O processo de reconhecimento de quilombos, no entanto, é atravessado por disputas de diversas naturezas. Muito recentemente apenas, por meio do Decreto nº 4887, que data de novembro de 2003, é que foi possível a demarcação das terras dos descendentes de quilombolas. Para a sua regularização, é necessário um trâmite burocrático que passa pela Fundação Cultural Palmares e pelo Instituto Nacional de Colonização e Reforma Agrária, o Incra.
O professor Jorge Barbosa explica que o objetivo deste estudo é o de “investigar os processos hegemônicos de supremacia racial no ordenamento do território urbano, sobretudo o conduzido pelas Agências do Estado, que desapropriaram e invisibilizaram terreiros de religiosidade de matriz afro-brasileira e os quilombos na cidade de Salvador (Bahia).
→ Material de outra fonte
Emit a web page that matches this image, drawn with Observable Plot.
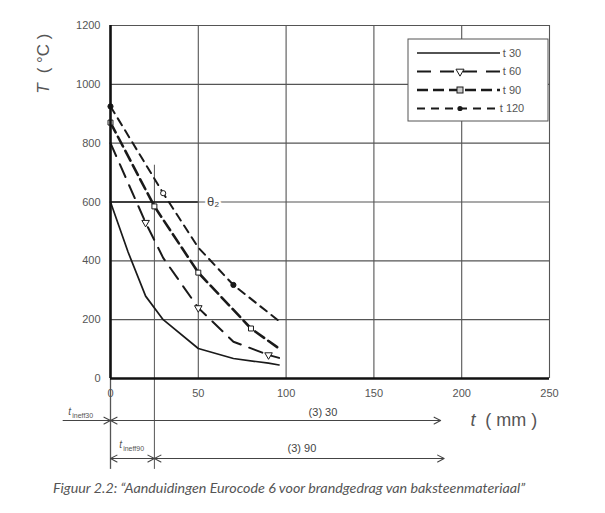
<!DOCTYPE html>
<html>
<head>
<meta charset="utf-8">
<script src="https://cdn.jsdelivr.net/npm/d3@7"></script>
<script src="https://cdn.jsdelivr.net/npm/@observablehq/plot@0.6"></script>
<style>
  body { margin: 0; background: #fff; }
  #wrap { position: relative; width: 605px; }
  #wrap svg, #wrap svg text { font-family: "Liberation Sans", Arial, sans-serif; }
  #caption { font-family: Lato, "Open Sans", sans-serif; font-style: italic; font-size: 14.3px; color: #555;
             margin-left: 53px; line-height: 20px; height: 20px; white-space: nowrap; }
</style>
</head>
<body>
<div id="wrap"></div>
<div id="caption">Figuur 2.2: “Aanduidingen Eurocode 6 voor brandgedrag van baksteenmateriaal”</div>
<script>
// ---- data ----
const seriesNames = ["t 30", "t 60", "t 90", "t 120"];
const x30 = [0, 5, 10, 20, 30, 50, 70, 90, 96];
const y30 = [600, 515, 430, 280, 200, 102, 68, 52, 46];
const x60 = [0, 10, 20, 30, 50, 70, 90, 96];
const y60 = [800, 665, 530, 410, 240, 125, 80, 70];
const x90 = [0, 25, 50, 80, 96];
const y90 = [870, 585, 360, 170, 102];
const x120 = [0, 30, 50, 70, 96];
const y120 = [925, 630, 445, 318, 195];
// marker positions (x values on the curves)
const mark60 = [20, 50, 90];
const mark90 = [0, 25, 50, 80];
const mark120 = [0, 30, 70];
const xTicks = [0, 50, 100, 150, 200, 250];
const yTicks = [0, 200, 400, 600, 800, 1000, 1200];
const theta2 = 600;          // θ2 level
const theta2End = 50;        // θ2 line reaches t = 50
const tIneff90 = 25;         // t_ineff90 width
const tIneff90Top = 725;
const range30End = 188;      // (3) 30 arrow end
const range90End = 190;      // (3) 90 arrow end

// ---- layout of annotations below the axis (data units) ----
const row1 = -143, row2 = -272, extBottom = -309;

const xsAll = [x30, x60, x90, x120];
const ysAll = [y30, y60, y90, y120];
const rows = seriesNames.flatMap((s, i) => xsAll[i].map((x, j) => ({series: s, x, y: ysAll[i][j]})));
const valAt = (s, x) => rows.find(r => r.series === s && r.x === x).y;

const styles = {
  "t 30": {dash: null, w: 1.7},
  "t 60": {dash: "14,9", w: 2},
  "t 90": {dash: "11,5", w: 2.6},
  "t 120": {dash: "8,6", w: 2}
};
const ink = "#1a1a1a";
const gridC = "#555";
const textC = "#555";

const lineMarks = seriesNames.map(s => Plot.line(rows.filter(r => r.series === s), {
  x: "x", y: "y", stroke: ink, strokeWidth: styles[s].w, strokeDasharray: styles[s].dash
}));

const m60 = mark60.map(x => ({x, y: valAt("t 60", x)}));
const m90 = mark90.map(x => ({x, y: valAt("t 90", x)}));
const m120 = mark120.map(x => ({x, y: valAt("t 120", x)}));

const chart = Plot.plot({
  width: 605, height: 478,
  marginTop: 25, marginLeft: 110, marginRight: 56, marginBottom: 100,
  x: {domain: [0, 250]},
  y: {domain: [0, 1200]},
  style: {fontSize: "11px", background: "#fff"},
  marks: [
    Plot.ruleX(xTicks.slice(1), {y1: 0, y2: 1200, stroke: gridC, strokeWidth: 1.1}),
    Plot.ruleY(yTicks.slice(1), {x1: 0, x2: 250, stroke: gridC, strokeWidth: 1.1}),
    // extension lines below axis
    Plot.ruleX([0], {y1: extBottom, y2: 0, stroke: gridC, strokeWidth: 1.3}),
    Plot.ruleX([tIneff90], {y1: extBottom, y2: tIneff90Top, stroke: gridC, strokeWidth: 1}),
    // θ2
    Plot.ruleY([theta2], {x1: 0, x2: theta2End, stroke: ink, strokeWidth: 1.6}),
    Plot.text([theta2], {x: theta2End + 8.5, y: d => d, text: () => "θ₂", fontFamily: "'DejaVu Serif', serif",
      fontSize: 13, fill: "#444", stroke: "white", strokeWidth: 5, paintOrder: "stroke"}),
    ...lineMarks,
    Plot.dot(m60, {x: "x", y: "y", symbol: "triangle", rotate: 180, r: 2.8, stroke: ink, fill: "white", strokeWidth: 1}),
    Plot.dot(m90, {x: "x", y: "y", symbol: "square", r: 2.8, stroke: ink, fill: "white", strokeWidth: 1}),
    Plot.dot(m120, {x: "x", y: "y", symbol: "circle", r: 2.6, stroke: ink, fill: (d, i) => i === 1 ? "white" : ink, strokeWidth: 1}),
    // axes
    Plot.ruleX([0], {y1: 0, y2: 1200, stroke: "#111", strokeWidth: 2.6}),
    Plot.ruleY([0], {x1: 0, x2: 250, stroke: "#111", strokeWidth: 2.6}),
    Plot.axisX({ticks: xTicks, tickFormat: d => String(d), tickSize: 0, tickPadding: 11, label: null, fill: textC, fontSize: 11}),
    Plot.axisY({ticks: yTicks, tickFormat: d => String(d), tickSize: 0, tickPadding: 10, label: null, fill: textC, fontSize: 11}),
    // y label
    Plot.text(["T"], {x: -38, y: 986, text: d => d, rotate: -90, fontSize: 17, fontStyle: "italic", fill: textC}),
    Plot.text(["( °C )"], {x: -38, y: 1105, text: d => d, rotate: -90, fontSize: 17, fill: textC}),
    // x label
    Plot.text(["t"], {x: 205, y: row1, text: d => d, textAnchor: "start", fontSize: 18, fontStyle: "italic", fill: textC}),
    Plot.text(["( mm )"], {x: 213.4, y: row1, text: d => d, textAnchor: "start", fontSize: 18, fill: textC}),
    // dimension arrows
    Plot.arrow([
      {x1: -27, y1: row1, x2: 0, y2: row1},
      {x1: 94, y1: row1, x2: 0, y2: row1},
      {x1: 94, y1: row1, x2: range30End, y2: row1},
      {x1: tIneff90 / 2, y1: row2, x2: 0, y2: row2},
      {x1: tIneff90 / 2, y1: row2, x2: tIneff90, y2: row2},
      {x1: 107, y1: row2, x2: tIneff90, y2: row2},
      {x1: 107, y1: row2, x2: range90End, y2: row2}
    ], {x1: "x1", y1: "y1", x2: "x2", y2: "y2", stroke: "#444", strokeWidth: 1.1, headLength: 10, headAngle: 55}),
    Plot.text(["(3) 30"], {x: 121, y: -116, text: d => d, fontSize: 11, fill: "#444"}),
    Plot.text(["(3) 90"], {x: 109, y: -238, text: d => d, fontSize: 11, fill: "#444"}),
    Plot.text(["t"], {x: -24, y: -112, text: d => d, textAnchor: "start", fontSize: 10, fontStyle: "italic", fill: textC}),
    Plot.text(["ineff30"], {x: -21.8, y: -126, text: d => d, textAnchor: "start", fontSize: 7, fill: textC}),
    Plot.text(["t"], {x: 5, y: -226, text: d => d, textAnchor: "start", fontSize: 10, fontStyle: "italic", fill: textC}),
    Plot.text(["ineff90"], {x: 7.2, y: -240, text: d => d, textAnchor: "start", fontSize: 7, fill: textC})
  ]
});
document.getElementById("wrap").appendChild(chart);

// ---- legend (drawn inside the svg, top-right of the plot) ----
const svg = d3.select(chart);
const lg = svg.append("g").attr("transform", "translate(408,39)");
lg.append("rect").attr("width", 140).attr("height", 82).attr("fill", "white").attr("stroke", "#555").attr("stroke-width", 1);
seriesNames.forEach((s, i) => {
  const y = 14 + i * 18.5;
  lg.append("line").attr("x1", 9).attr("x2", 92).attr("y1", y).attr("y2", y)
    .attr("stroke", ink).attr("stroke-width", styles[s].w)
    .attr("stroke-dasharray", styles[s].dash);
  if (i === 1) lg.append("path").attr("d", d3.symbol(d3.symbolTriangle, 28)()).attr("transform", `translate(52,${y}) rotate(180)`).attr("fill", "white").attr("stroke", ink);
  if (i === 2) lg.append("rect").attr("x", 49).attr("y", y - 3).attr("width", 6).attr("height", 6).attr("fill", "#ccc").attr("stroke", ink);
  if (i === 3) lg.append("circle").attr("cx", 52).attr("cy", y).attr("r", 2.6).attr("fill", ink);
  lg.append("text").attr("x", 104).attr("y", y).attr("dy", "0.35em").attr("font-size", 11).attr("fill", textC).text(s);
});
</script>
</body>
</html>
O estudo também busca apresentar como os quilombos se refazem na periferia metropolitana e se inscrevem como possibilidades de superação de distinções corpóreo-territoriais de direitos racializadas”.
Em sua pesquisa, Diosmar observa que as cidades brasileiras nas quais vivemos, que são palco de brutalidades como as que culminaram na morte de Moïse Mugenyi Kabagambe, são atravessadas por séculos de criminalização, marginalização e desumanização da maioria populacional, as pessoas negras, indígenas, imigrantes e refugiados não brancos. “Os dados sobre desigualdades urbanas têm cor, raça, etnia e gênero: os estudos apresentam as condições de segregação que resultam de planos diretores de crescimento econômico, responsáveis pela extrema pobreza e empobrecimento das famílias nas cidades, conforme apontam dados sobre desigualdades raciais das Pesquisas Nacional por Amostra de Domicílio (PNAD) do IBGE de 2010 a 2020. Revela-se a ausência de acesso à saúde, ao saneamento, à moradia, à educação, ao emprego, à renda e ao trabalho, colocando a população negra na condição de criminalizada, sem acesso à terra urbana”.
Apresentando os quilombos urbanos como ferramentas transformadoras do espaço coletivo e das políticas de convivência, Diosmar reforça a urgência da constituição de novos instrumentos de inclusão da maioria demográfica urbana. Há mais de cinco séculos, ele enfatiza, “os quilombos são matrizes de inclusão e sociabilidade econômica e ambiental, e a sua forma cultural é capaz de ordenar espaços urbanos fora da verticalidade neoliberal que torna a vida urbana um ato de consumo e de exploração”, finaliza.